Diversification of Markowitz Theory:
Markowitz postulated that diversification should not only aim at reducing the risk of a security by reducing its variability or standard deviation, but by reducing the covariance or interactive risk of two or more securities in a portfolio. As by combination of different securities, it is theoretically possible to have a range of risk varying from zero to infinity.
Markowitz theory of portfolio diversification attaches importance to standard deviation, to reduce it to zero, if possible, covariance to have as much as possible negative interactive effect among the securities within the portfolio and coefficient of correlation to have – 1 (negative) so that the overall risk of the portfolio as a whole is nil or negligible.
Parameters of Markowitz Diversification:
Based on his research, Markowitz has set out guidelines for diversification on the basis of the attitude of investors towards risk and return and on a proper quantification of risk. The investments have different types of risk characteristics, some called systematic and market related risks and the other called unsystematic or company related risks. Markowitz diversification involves a proper number of securities, not too few or not too many which have no correlation or negative correlation. The proper choice of companies, securities, or assets whose return are not correlated and whose risks are mutually offsetting to reduce the overall risk.
For building up the efficient set of portfolio, as laid down by Markowitz, we need to look into these important parameters:
(1) Expected return.
(2) Variability of returns as measured by standard deviation from the mean.
(3) Covariance or variance of one asset return to other asset returns.
In general the higher the expected return, the lower is the standard deviation or variance and lower is the correlation the better will be the security for investor choice. Whatever is the risk of the individual securities in isolation, the total risk of the portfolio of all securities may be lower, if the covariance of their returns is negative or negligible.
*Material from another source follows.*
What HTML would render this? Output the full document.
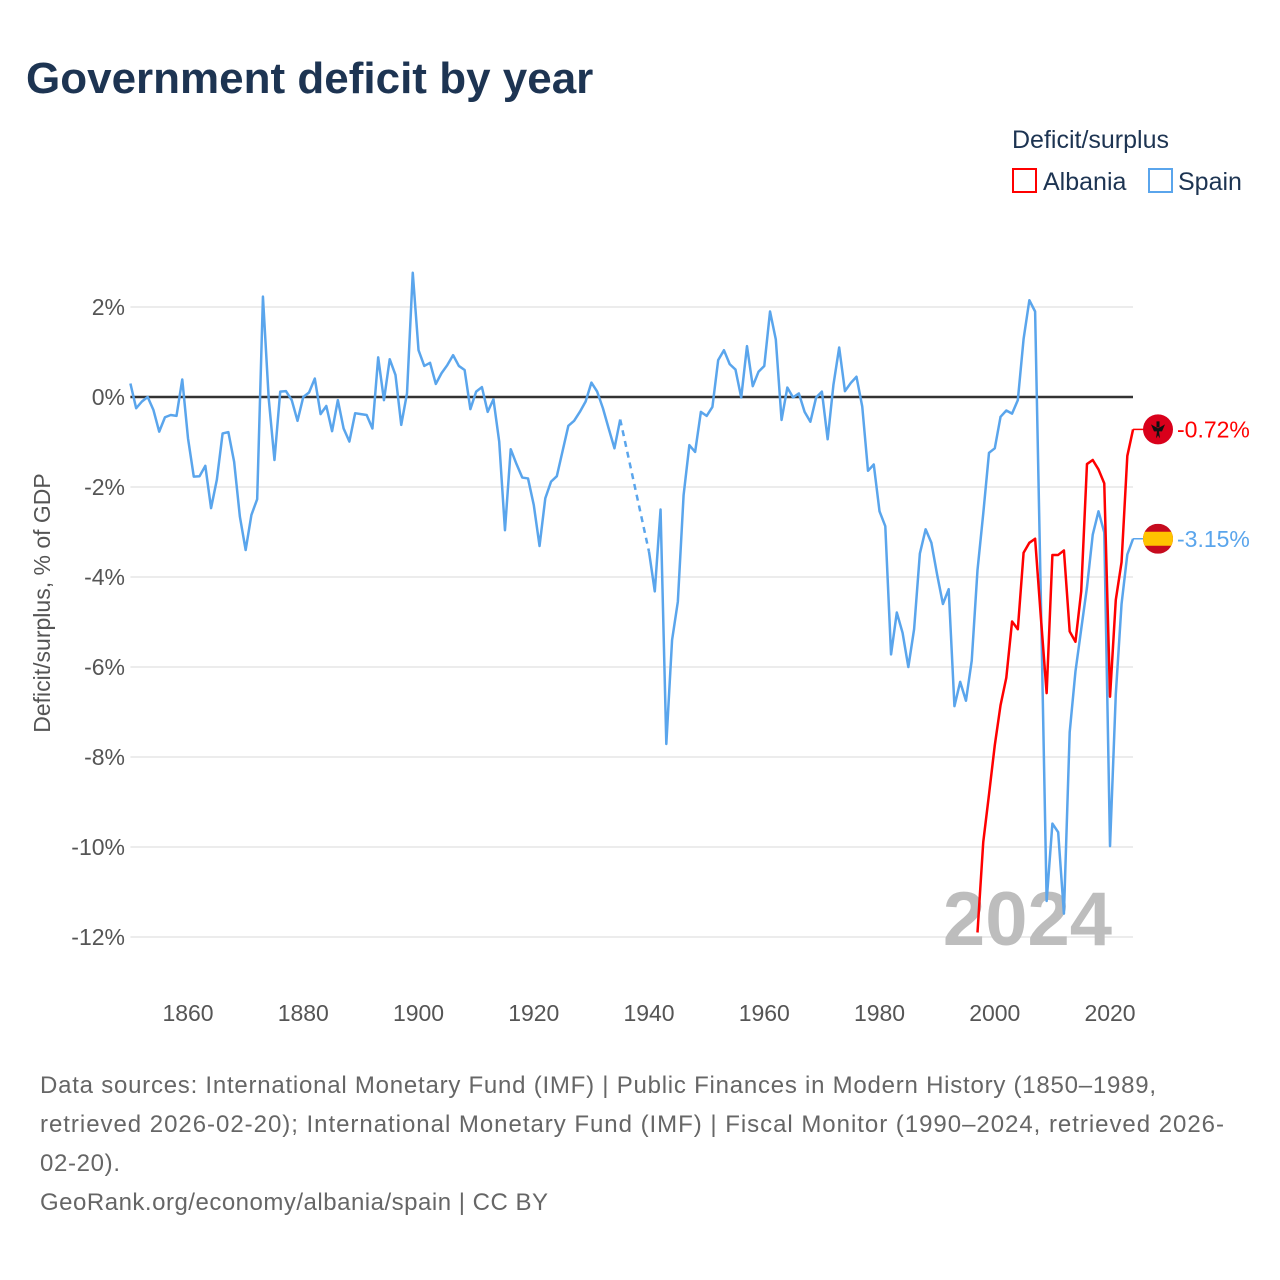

Limitations of Markowitz model:
- Large number of input data required for calculations: An investor must obtain estimates of return and variance of returns for all securities as also covariances of returns for each pair of securities included in the portfolio. If there are N securities in the portfolio, he would need N return estimates, N variance estimates and N (N-1) / 2 covariance estimates, resulting in a total of 2N + [N (N-1) / 2] estimates. For example, analysing a set of 200 securities would require 200 return estimates, 200 variance estimates and
19,900 covariance estimates, adding upto a total of 20,300 estimates. For a set of 500 securities, the estimates would be 1,25,750. Thus, the number of estimates required becomes large because covariances between each pair of securities have to be estimated.
- Complexity of computations required: The computations required are numerous and complex in nature. With a given set of securities infinite number of portfolios can be constructed. The expected returns and variances of returns for each possible portfolio have to be computed. The identification of efficient portfolios requires the use of quadratic programming which is a complex procedure.